In round 1 of a phone tres a person calls four people n round two ea person calls 4 more people and so on how nany calls will be nade by roynd 5

Hi Mikk,

 

I am not sure if I understood the question correctly. 

 

in Round 1, the person called 4 people and in the next rounds, the 4 people will call another 4 people each, and so on. 

 

If that is the case, number of calls in:

round 5 is 4⁵

round 4 is 4⁴

round 3 is 4³

round 2 is 4^{2 and}

round 1 is 4.

 

Note that this is a geometric progression. So when we find the sum, we are finding the geometric series.
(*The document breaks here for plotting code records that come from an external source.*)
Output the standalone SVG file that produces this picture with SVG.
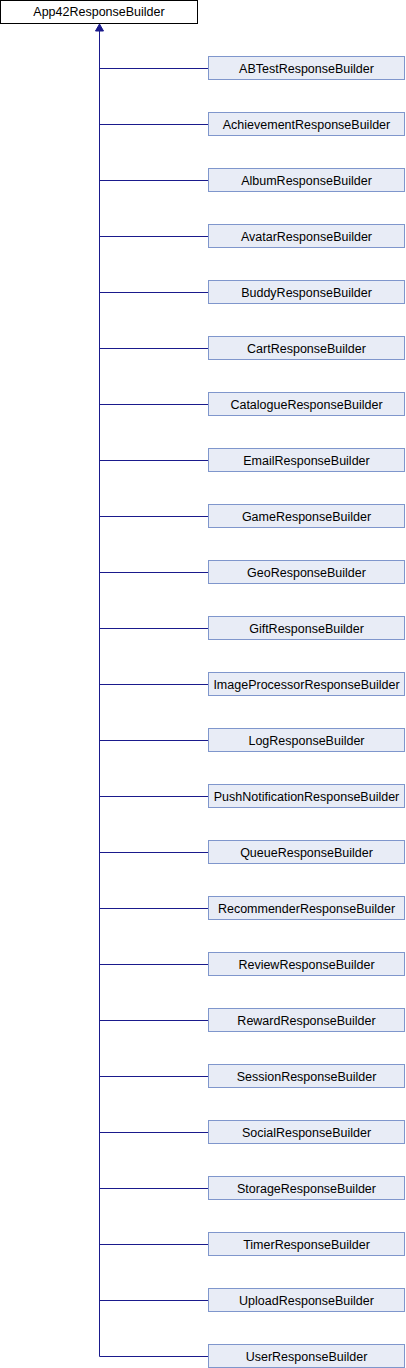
<svg xmlns="http://www.w3.org/2000/svg" width="406" height="1368" viewBox="0 0 406 1368">
<style>
.base rect{fill:#ffffff;stroke:#000000;stroke-width:1}
.child rect{fill:#e8ecf6;stroke:#7f96cc;stroke-width:1}
text{font-family:"Liberation Sans",Arial,sans-serif;font-size:12.5px;fill:#000000;text-anchor:middle}
.edge{stroke:#1a1a8c;stroke-width:1;fill:none}
</style>
<rect width="406" height="1368" fill="#ffffff"/>
<g id="connectors">
<path class="edge" d="M99.5 30V1356.5"/>
<polygon points="99.5,24 95.5,31 103.5,31" fill="#1a1a8c" stroke="#1a1a8c" stroke-width="1"/>
<path class="edge" d="M99.5 68.5H208.5M99.5 124.5H208.5M99.5 180.5H208.5M99.5 236.5H208.5M99.5 292.5H208.5M99.5 348.5H208.5M99.5 404.5H208.5M99.5 460.5H208.5M99.5 516.5H208.5M99.5 572.5H208.5M99.5 628.5H208.5M99.5 684.5H208.5M99.5 740.5H208.5M99.5 796.5H208.5M99.5 852.5H208.5M99.5 908.5H208.5M99.5 964.5H208.5M99.5 1020.5H208.5M99.5 1076.5H208.5M99.5 1132.5H208.5M99.5 1188.5H208.5M99.5 1244.5H208.5M99.5 1300.5H208.5M99.5 1356.5H208.5"/>
</g>
<g id="App42ResponseBuilder" class="base"><rect x="0.5" y="0.5" width="197" height="23"/><text x="99" y="16">App42ResponseBuilder</text></g>
<g id="ABTestResponseBuilder" class="child"><rect x="208.5" y="56.5" width="196" height="23"/><text x="306.5" y="72.5">ABTestResponseBuilder</text></g>
<g id="AchievementResponseBuilder" class="child"><rect x="208.5" y="112.5" width="196" height="23"/><text x="306.5" y="128.5">AchievementResponseBuilder</text></g>
<g id="AlbumResponseBuilder" class="child"><rect x="208.5" y="168.5" width="196" height="23"/><text x="306.5" y="184.5">AlbumResponseBuilder</text></g>
<g id="AvatarResponseBuilder" class="child"><rect x="208.5" y="224.5" width="196" height="23"/><text x="306.5" y="240.5">AvatarResponseBuilder</text></g>
<g id="BuddyResponseBuilder" class="child"><rect x="208.5" y="280.5" width="196" height="23"/><text x="306.5" y="296.5">BuddyResponseBuilder</text></g>
<g id="CartResponseBuilder" class="child"><rect x="208.5" y="336.5" width="196" height="23"/><text x="306.5" y="352.5">CartResponseBuilder</text></g>
<g id="CatalogueResponseBuilder" class="child"><rect x="208.5" y="392.5" width="196" height="23"/><text x="306.5" y="408.5">CatalogueResponseBuilder</text></g>
<g id="EmailResponseBuilder" class="child"><rect x="208.5" y="448.5" width="196" height="23"/><text x="306.5" y="464.5">EmailResponseBuilder</text></g>
<g id="GameResponseBuilder" class="child"><rect x="208.5" y="504.5" width="196" height="23"/><text x="306.5" y="520.5">GameResponseBuilder</text></g>
<g id="GeoResponseBuilder" class="child"><rect x="208.5" y="560.5" width="196" height="23"/><text x="306.5" y="576.5">GeoResponseBuilder</text></g>
<g id="GiftResponseBuilder" class="child"><rect x="208.5" y="616.5" width="196" height="23"/><text x="306.5" y="632.5">GiftResponseBuilder</text></g>
<g id="ImageProcessorResponseBuilder" class="child"><rect x="208.5" y="672.5" width="196" height="23"/><text x="306.5" y="688.5">ImageProcessorResponseBuilder</text></g>
<g id="LogResponseBuilder" class="child"><rect x="208.5" y="728.5" width="196" height="23"/><text x="306.5" y="744.5">LogResponseBuilder</text></g>
<g id="PushNotificationResponseBuilder" class="child"><rect x="208.5" y="784.5" width="196" height="23"/><text x="306.5" y="800.5">PushNotificationResponseBuilder</text></g>
<g id="QueueResponseBuilder" class="child"><rect x="208.5" y="840.5" width="196" height="23"/><text x="306.5" y="856.5">QueueResponseBuilder</text></g>
<g id="RecommenderResponseBuilder" class="child"><rect x="208.5" y="896.5" width="196" height="23"/><text x="306.5" y="912.5">RecommenderResponseBuilder</text></g>
<g id="ReviewResponseBuilder" class="child"><rect x="208.5" y="952.5" width="196" height="23"/><text x="306.5" y="968.5">ReviewResponseBuilder</text></g>
<g id="RewardResponseBuilder" class="child"><rect x="208.5" y="1008.5" width="196" height="23"/><text x="306.5" y="1024.5">RewardResponseBuilder</text></g>
<g id="SessionResponseBuilder" class="child"><rect x="208.5" y="1064.5" width="196" height="23"/><text x="306.5" y="1080.5">SessionResponseBuilder</text></g>
<g id="SocialResponseBuilder" class="child"><rect x="208.5" y="1120.5" width="196" height="23"/><text x="306.5" y="1136.5">SocialResponseBuilder</text></g>
<g id="StorageResponseBuilder" class="child"><rect x="208.5" y="1176.5" width="196" height="23"/><text x="306.5" y="1192.5">StorageResponseBuilder</text></g>
<g id="TimerResponseBuilder" class="child"><rect x="208.5" y="1232.5" width="196" height="23"/><text x="306.5" y="1248.5">TimerResponseBuilder</text></g>
<g id="UploadResponseBuilder" class="child"><rect x="208.5" y="1288.5" width="196" height="23"/><text x="306.5" y="1304.5">UploadResponseBuilder</text></g>
<g id="UserResponseBuilder" class="child"><rect x="208.5" y="1344.5" width="196" height="23"/><text x="306.5" y="1360.5">UserResponseBuilder</text></g>
</svg>
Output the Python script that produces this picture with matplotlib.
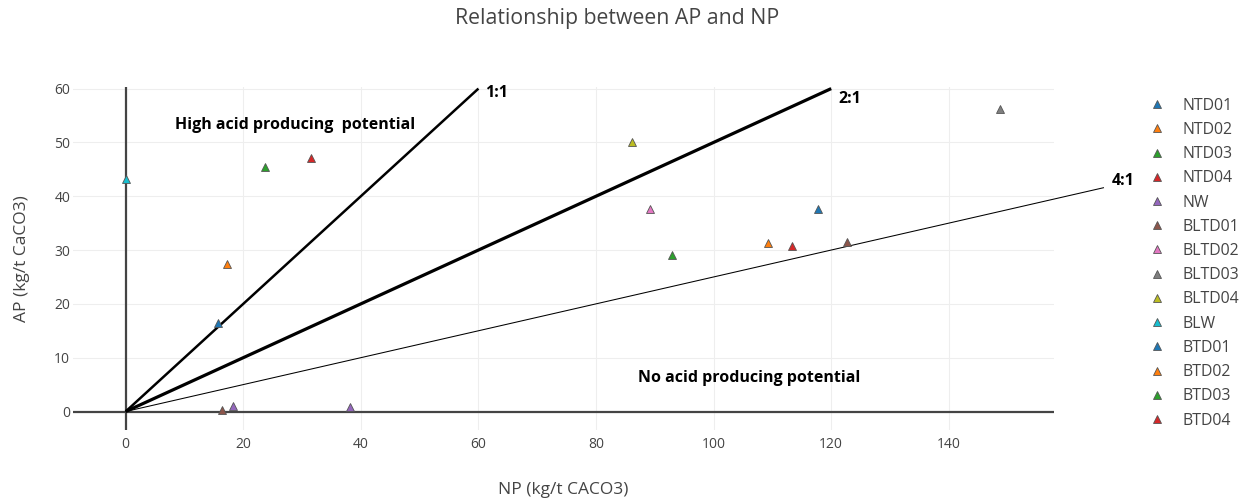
import matplotlib
matplotlib.use("Agg")
import matplotlib.pyplot as plt
from matplotlib.lines import Line2D

plt.rcParams['font.family'] = ['Open Sans', 'DejaVu Sans']

# Sample series: NP (x) and AP (y) in kg/t CaCO3
series = ["NTD01", "NTD02", "NTD03", "NTD04", "NW", "BLTD01", "BLTD02",
          "BLTD03", "BLTD04", "BLW", "BTD01", "BTD02", "BTD03", "BTD04"]
np_values = [[15.7], [17.2], [23.7], [31.5], [18.2, 38.1], [16.3, 122.7],
             [89.2], [148.7], [86.2], [0.0], [117.7], [109.2], [92.9], [113.3]]
ap_values = [[16.5], [27.4], [45.5], [47.1], [1.1, 0.8], [0.3, 31.5],
             [37.6], [56.2], [50.1], [43.2], [37.6], [31.4], [29.0], [30.8]]
colors = ["#1f77b4", "#ff7f0e", "#2ca02c", "#d62728", "#9467bd", "#8c564b",
          "#e377c2", "#7f7f7f", "#bcbd22", "#17becf",
          "#1f77b4", "#ff7f0e", "#2ca02c", "#d62728"]

# Ratio reference lines (NP end, AP end) and their labels
ratio_labels = ["1:1", "2:1", "4:1"]
ratio_ends = [(60, 60), (120, 60), (166.4, 41.6)]
ratio_widths = [1.8, 2.3, 0.75]
label_pos = [(63.1, 59.2), (123.2, 58.0), (169.6, 42.9)]

x_ticks = [0, 20, 40, 60, 80, 100, 120, 140]
y_ticks = [0, 10, 20, 30, 40, 50, 60]

fig = plt.figure(figsize=(12.5, 5.04), dpi=100)
ax = fig.add_axes([0.0584, 0.1468, 0.7848, 0.6806])
ax.set_xlim(-8.96, 157.9)
ax.set_ylim(-3.44, 60.3)

for s in ax.spines.values():
    s.set_visible(False)
ax.set_xticks(x_ticks)
ax.set_yticks(y_ticks)
ax.grid(True, color="#eeeeee", linewidth=0.8, zorder=0)
ax.tick_params(length=0, labelsize=10, colors="#444444")
ax.tick_params(axis="x", pad=5)
ax.tick_params(axis="y", pad=2)
ax.axhline(0, color="#444444", linewidth=1.6, zorder=2)
ax.axvline(0, color="#444444", linewidth=1.6, zorder=2)

for (xe, ye), lw in zip(ratio_ends, ratio_widths):
    ax.plot([0, xe], [0, ye], color="black", linewidth=lw, zorder=2.5,
            clip_on=False, solid_capstyle="butt")
for lab, (lx, ly) in zip(ratio_labels, label_pos):
    ax.text(lx, ly, lab, fontsize=11.5, fontweight="bold", ha="center",
            va="center", clip_on=False)

ax.text(28.8, 53.3, "High acid producing  potential", fontsize=11.5,
        fontweight="bold", ha="center", va="center")
ax.text(106.1, 6.2, "No acid producing potential", fontsize=11.5,
        fontweight="bold", ha="center", va="center")

handles = []
for name, xs, ys, c in zip(series, np_values, ap_values, colors):
    ax.plot(xs, ys, linestyle="none", marker="^", markersize=6.3,
            markerfacecolor=c, markeredgecolor="#555555",
            markeredgewidth=0.6, zorder=3, clip_on=False)
    handles.append(Line2D([], [], linestyle="none", marker="^", markersize=6.3,
                          markerfacecolor=c, markeredgecolor="#555555",
                          markeredgewidth=0.6, label=name))

ax.set_xlabel("NP (kg/t CACO3)", fontsize=12.5, color="#444444")
ax.set_ylabel("AP (kg/t CaCO3)", fontsize=12.5, color="#444444")
ax.xaxis.set_label_coords(0.5, -0.175)
ax.yaxis.set_label_coords(-0.052, 0.5)
ax.xaxis.label.set_va("center")
ax.yaxis.label.set_va("center")
fig.suptitle("Relationship between AP and NP", fontsize=15.3, color="#444444",
             x=0.4936, y=0.964, va="center")

leg = fig.legend(handles=handles, loc="upper left",
                 bbox_to_anchor=(0.9126, 0.822), frameon=False,
                 fontsize=11.4, labelspacing=0.52, handlelength=1.0,
                 handletextpad=1.15, borderpad=0)
for t in leg.get_texts():
    t.set_color("#444444")

fig.savefig("out.png", dpi=100)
The formula to find geometric series up to n terms is:

(a(1-rⁿ))/(1-r),

where a is the first term and r is the common ratio of the sequence.

 

So when you add them up:

4+4²+4³+4⁴+4⁵ .

first term, a = 4,

common ratio = 4

number of terms = 5

 

Applying the formula:

4+4²+4³+4⁴+4⁵

= (4(1-4⁵))/(1-4)

=1364

 

The second interpretation of the question could be one person called 4 people in round 1 and in round 2 he called 4 more people, which means he called 8 people in round 2, and in round, he called 4 more people than the previous round.

 

If this is the case, number of calls in

round 1: 4

round 2: 8 i.e. 2*4

round 3: 3*4

round 4: 4*4

round 5: 5*4 = 20

In this case, this is an arithmetic progression. So if we add them up, it will be an arithmetic series. To add them up to n terms, the formula is 

(n/2)(a+l) or (n/2)(2a+(n-1)d)

where a is the first term, l is the last term of the series and d is the common difference.

 

For this question:

total number of calls by round 5

= (5/2)(4+20)

= 60

the other formula..

total number of calls by round 5

=(5/2)(2*4 + (5-1)4)

=60

 

Let me know if i interpreted the question correctly.